Não minimizar situações de risco
Portanto, se observa que, "o risco de abuso sexual em crianças dentro das estruturas da Igreja Católica não é um fenômeno concluído. O problema persiste e requer ações concretas para evitar situações de risco ou de minimizá-las o mais possível. Os resultados da pesquisa demonstram claramente que o abuso sexual de menores por sacerdotes da Igreja Católica não é devido ao comportamento equivocado dos indivíduos, mas que se deve dirigir a atenção também às características estruturais do risco dentro da Igreja Católica, que favorecem o abuso sexual de menores ou tornam mais difícil a sua prevenção".
Cardeal Marx: abuso foi negado por muito tempo
O presidente da Conferência dos Bispos da Alemanha, cardeal Reinhard Marx, reiterou com firmeza, que "o abuso sexual é um crime. Quem é culpado deve ser punido. Por muito tempo negou-se na Igreja o abuso, desviou-se o olhar e foi mantido escondido. Eu peço perdão por todos os fracassos e por toda a dor. Estou envergonhado pela confiança que foi destruída, pelos crimes cometidos contra as pessoas por parte de autoridades da Igreja e sinto vergonha pelos muitos que desviam o olhar, que não querem aceitar o que aconteceu e não têm pensado nas vítimas . Isso também se aplica a mim. Não soubemos ouvir as vítimas. Isso não deve permanecer sem consequências! As vítimas têm direito à justiça ".
Prioridade absoluta às vítimas e à prevenção
Desde 2010 - acrescentou - os bispos alemães se comprometeram em dar "absoluta prioridade a uma orientação incondicional às vítimas e de evitar outras vítimas". "Por muito tempo - continuou ele – olhamos para outro lado, por amor à instituição e para defender a nós, bispos e padres. Aceitamos estruturas de poder e muitas vezes promovemos um clericalismo que, por sua vez, favoreceu a violência e o abuso. Pudemos honrar em parte nossos compromissos em 2010, mas ainda não terminamos: de fato, os resultados deste estudo mostram claramente que devemos seguir em frente. O combate contra a violência sexual na Igreja exige o nosso enérgico esforço “ para enfrentar "com determinação um novo capítulo": “não se trata de salvar uma instituição", mas de trabalhar para a "tutela das crianças”, pelo “bem das pessoas envolvidas" e para recriar "confiança e credibilidade".

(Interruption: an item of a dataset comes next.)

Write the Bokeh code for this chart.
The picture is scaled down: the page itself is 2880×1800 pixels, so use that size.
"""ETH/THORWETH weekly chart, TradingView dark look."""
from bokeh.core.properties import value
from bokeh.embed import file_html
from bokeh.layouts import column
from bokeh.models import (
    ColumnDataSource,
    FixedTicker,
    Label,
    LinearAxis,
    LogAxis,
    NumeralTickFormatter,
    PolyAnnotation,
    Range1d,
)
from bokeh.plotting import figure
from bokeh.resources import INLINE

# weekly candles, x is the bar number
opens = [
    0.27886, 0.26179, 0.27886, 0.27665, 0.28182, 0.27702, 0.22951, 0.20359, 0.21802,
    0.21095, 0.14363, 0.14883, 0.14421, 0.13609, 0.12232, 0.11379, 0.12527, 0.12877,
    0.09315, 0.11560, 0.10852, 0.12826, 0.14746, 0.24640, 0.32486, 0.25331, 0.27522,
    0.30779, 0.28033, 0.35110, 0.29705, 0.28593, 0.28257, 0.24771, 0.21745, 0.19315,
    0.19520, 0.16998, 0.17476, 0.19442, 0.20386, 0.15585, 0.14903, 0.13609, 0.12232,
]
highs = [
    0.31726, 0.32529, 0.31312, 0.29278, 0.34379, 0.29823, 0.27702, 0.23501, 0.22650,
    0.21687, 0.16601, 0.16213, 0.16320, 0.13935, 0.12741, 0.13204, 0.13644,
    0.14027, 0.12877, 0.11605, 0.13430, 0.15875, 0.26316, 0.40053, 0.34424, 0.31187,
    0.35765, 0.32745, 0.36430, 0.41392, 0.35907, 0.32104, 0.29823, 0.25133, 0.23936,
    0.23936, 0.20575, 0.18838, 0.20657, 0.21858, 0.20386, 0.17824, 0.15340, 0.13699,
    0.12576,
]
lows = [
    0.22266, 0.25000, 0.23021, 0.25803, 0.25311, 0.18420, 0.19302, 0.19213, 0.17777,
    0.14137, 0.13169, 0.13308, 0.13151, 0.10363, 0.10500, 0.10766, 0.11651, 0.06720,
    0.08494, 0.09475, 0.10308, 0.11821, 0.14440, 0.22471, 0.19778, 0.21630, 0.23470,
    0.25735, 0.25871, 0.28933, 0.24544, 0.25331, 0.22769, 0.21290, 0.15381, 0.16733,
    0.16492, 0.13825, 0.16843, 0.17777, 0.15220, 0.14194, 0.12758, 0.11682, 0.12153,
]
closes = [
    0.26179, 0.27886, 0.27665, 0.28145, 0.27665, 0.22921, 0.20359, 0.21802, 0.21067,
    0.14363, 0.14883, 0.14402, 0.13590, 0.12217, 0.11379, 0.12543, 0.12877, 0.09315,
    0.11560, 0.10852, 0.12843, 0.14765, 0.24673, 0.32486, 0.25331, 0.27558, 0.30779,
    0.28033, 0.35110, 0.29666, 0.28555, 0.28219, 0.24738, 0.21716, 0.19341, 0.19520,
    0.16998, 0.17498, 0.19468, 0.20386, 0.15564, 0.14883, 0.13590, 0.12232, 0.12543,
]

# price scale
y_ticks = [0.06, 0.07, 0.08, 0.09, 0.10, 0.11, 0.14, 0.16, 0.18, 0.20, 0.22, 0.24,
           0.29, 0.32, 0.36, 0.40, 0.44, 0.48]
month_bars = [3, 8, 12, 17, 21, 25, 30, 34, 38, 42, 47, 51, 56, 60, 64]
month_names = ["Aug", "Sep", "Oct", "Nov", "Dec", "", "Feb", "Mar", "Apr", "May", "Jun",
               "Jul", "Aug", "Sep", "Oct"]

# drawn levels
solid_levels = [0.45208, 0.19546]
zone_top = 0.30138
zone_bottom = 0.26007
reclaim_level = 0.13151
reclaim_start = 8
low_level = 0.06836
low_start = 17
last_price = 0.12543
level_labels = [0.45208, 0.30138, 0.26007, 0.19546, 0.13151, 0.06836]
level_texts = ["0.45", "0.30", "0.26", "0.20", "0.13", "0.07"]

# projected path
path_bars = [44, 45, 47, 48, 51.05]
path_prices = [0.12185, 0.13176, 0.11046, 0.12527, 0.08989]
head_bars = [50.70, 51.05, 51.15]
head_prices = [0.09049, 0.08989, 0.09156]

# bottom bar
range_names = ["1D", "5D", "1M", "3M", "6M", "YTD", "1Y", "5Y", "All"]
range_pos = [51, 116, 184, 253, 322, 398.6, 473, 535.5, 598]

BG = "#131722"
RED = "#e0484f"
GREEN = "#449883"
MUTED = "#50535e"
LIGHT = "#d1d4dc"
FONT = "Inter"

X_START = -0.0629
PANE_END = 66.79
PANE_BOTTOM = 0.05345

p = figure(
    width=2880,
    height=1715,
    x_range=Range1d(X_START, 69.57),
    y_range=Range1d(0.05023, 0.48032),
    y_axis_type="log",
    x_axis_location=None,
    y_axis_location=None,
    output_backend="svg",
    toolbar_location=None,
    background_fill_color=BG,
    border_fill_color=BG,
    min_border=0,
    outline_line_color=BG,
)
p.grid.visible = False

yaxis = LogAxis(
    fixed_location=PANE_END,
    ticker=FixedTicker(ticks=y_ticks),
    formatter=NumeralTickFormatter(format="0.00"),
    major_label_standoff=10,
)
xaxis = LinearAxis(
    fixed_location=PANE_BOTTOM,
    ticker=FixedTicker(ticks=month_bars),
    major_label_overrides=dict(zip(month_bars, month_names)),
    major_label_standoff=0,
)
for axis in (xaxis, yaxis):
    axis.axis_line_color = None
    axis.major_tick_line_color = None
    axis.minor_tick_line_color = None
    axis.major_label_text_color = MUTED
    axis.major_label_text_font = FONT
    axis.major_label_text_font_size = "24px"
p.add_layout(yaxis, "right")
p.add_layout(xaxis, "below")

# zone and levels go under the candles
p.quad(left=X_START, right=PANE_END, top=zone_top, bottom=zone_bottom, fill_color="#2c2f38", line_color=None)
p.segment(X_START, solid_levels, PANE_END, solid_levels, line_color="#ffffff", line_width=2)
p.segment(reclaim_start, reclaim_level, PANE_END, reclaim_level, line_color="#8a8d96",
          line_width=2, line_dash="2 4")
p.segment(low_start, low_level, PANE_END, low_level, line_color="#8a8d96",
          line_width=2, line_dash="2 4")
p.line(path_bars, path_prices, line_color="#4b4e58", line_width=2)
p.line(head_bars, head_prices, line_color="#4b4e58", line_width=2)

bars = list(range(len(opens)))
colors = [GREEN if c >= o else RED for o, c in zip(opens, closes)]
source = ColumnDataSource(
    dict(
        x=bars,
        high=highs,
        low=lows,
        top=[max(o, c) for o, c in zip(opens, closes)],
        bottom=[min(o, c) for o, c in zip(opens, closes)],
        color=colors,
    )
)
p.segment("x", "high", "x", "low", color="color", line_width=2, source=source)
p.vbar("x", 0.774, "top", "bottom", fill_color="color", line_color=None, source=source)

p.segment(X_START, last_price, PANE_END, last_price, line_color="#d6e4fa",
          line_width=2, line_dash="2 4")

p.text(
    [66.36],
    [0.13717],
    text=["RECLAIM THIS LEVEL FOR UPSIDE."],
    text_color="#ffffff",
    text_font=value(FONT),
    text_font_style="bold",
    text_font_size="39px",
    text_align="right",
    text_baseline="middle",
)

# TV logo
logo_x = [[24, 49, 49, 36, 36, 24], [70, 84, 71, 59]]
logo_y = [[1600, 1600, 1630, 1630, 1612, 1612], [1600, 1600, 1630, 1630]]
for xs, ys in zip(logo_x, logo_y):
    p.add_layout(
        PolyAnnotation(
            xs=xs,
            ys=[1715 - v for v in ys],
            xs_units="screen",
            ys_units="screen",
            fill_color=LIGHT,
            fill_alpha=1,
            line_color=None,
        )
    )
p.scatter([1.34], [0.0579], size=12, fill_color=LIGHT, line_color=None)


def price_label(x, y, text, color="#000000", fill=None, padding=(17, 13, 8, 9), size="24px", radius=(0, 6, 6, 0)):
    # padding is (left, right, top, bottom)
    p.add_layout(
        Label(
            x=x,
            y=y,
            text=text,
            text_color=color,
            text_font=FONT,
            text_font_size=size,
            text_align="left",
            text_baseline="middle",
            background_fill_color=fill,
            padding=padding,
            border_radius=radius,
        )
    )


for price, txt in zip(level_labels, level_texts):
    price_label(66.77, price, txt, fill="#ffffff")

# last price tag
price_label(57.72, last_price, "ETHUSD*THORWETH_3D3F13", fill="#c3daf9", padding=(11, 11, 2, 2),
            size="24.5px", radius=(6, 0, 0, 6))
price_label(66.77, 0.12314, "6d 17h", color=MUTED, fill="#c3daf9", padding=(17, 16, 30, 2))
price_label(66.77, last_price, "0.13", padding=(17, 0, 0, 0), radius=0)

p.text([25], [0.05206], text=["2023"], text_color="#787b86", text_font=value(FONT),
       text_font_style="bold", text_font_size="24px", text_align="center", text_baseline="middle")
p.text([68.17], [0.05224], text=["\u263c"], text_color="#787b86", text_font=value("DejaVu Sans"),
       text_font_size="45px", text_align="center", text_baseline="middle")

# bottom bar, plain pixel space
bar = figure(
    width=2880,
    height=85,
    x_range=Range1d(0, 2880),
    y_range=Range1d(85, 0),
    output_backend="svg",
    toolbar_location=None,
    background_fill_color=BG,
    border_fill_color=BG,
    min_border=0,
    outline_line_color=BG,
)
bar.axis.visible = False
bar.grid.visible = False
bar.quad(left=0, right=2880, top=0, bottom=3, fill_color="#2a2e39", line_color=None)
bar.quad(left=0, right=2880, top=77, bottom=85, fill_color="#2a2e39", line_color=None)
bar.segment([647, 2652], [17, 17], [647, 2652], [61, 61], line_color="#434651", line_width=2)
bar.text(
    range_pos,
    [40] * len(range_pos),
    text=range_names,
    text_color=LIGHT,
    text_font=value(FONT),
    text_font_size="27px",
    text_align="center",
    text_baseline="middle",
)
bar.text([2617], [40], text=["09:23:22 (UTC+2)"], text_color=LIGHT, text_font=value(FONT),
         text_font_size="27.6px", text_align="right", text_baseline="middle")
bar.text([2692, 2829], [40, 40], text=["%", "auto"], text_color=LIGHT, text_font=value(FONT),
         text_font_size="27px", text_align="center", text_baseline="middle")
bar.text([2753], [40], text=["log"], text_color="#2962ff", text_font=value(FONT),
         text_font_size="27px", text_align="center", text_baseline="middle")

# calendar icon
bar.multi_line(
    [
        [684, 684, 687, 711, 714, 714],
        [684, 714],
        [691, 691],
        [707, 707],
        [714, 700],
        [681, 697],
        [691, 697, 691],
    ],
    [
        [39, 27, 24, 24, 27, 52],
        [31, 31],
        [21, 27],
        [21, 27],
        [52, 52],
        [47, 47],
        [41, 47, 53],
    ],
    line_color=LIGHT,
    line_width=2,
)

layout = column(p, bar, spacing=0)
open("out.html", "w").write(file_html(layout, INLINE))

Os bispos alemães levarão o tema dos abusos ao Sínodo
O purpurado disse já ter informado brevemente o Papa sobre os resultados do estudo e antecipou que os bispos alemães falarão sobre a questão dos abusos sexuais no Sínodo sobre os jovens que se realizará em outubro.
Dom Ackermann: necessária maior coordenação
O comissário para as questões sobre os abusos sexuais na Igreja e para as questões relativas à proteção de crianças e menores da Conferência Episcopal Alemã, Dom Stephan Ackermann, bispo de Trier, ressalta que o estudo dá indicações claras sobre quais estruturas e quais dinâmicas podem favorecer os abusos na Igreja: "Nos últimos anos, adotamos uma série de medidas contra a violência sexual no âmbito da Igreja. Isso se aplica sobretudo ao setor de prevenção, graças ao comprometimento das pessoas encarregadas pela prevenção, junto a suas muitas colaboradoras e seus muitos colaboradores. Mas o relatório final nos mostra que nós bispos, devemos intervir com maiior coerência e maior coordenação recíproca e que todas as medidas de intervenção e prevenção são insuficientes se não estiverem inseridas em uma cultura eclesiástica e em estruturas que contribuam para prevenir com eficácia o abuso de poder eclesiástico".
O bispo de Trier conclui dizendo, que na luta contra o abuso, "sozinhos, nós bispos, não conseguiremos. Precisamos da ajuda crítica e da solidariedade dos outros: da sociedade, da política, da ciência e de modo especial também da ajuda das pessoas atingidas".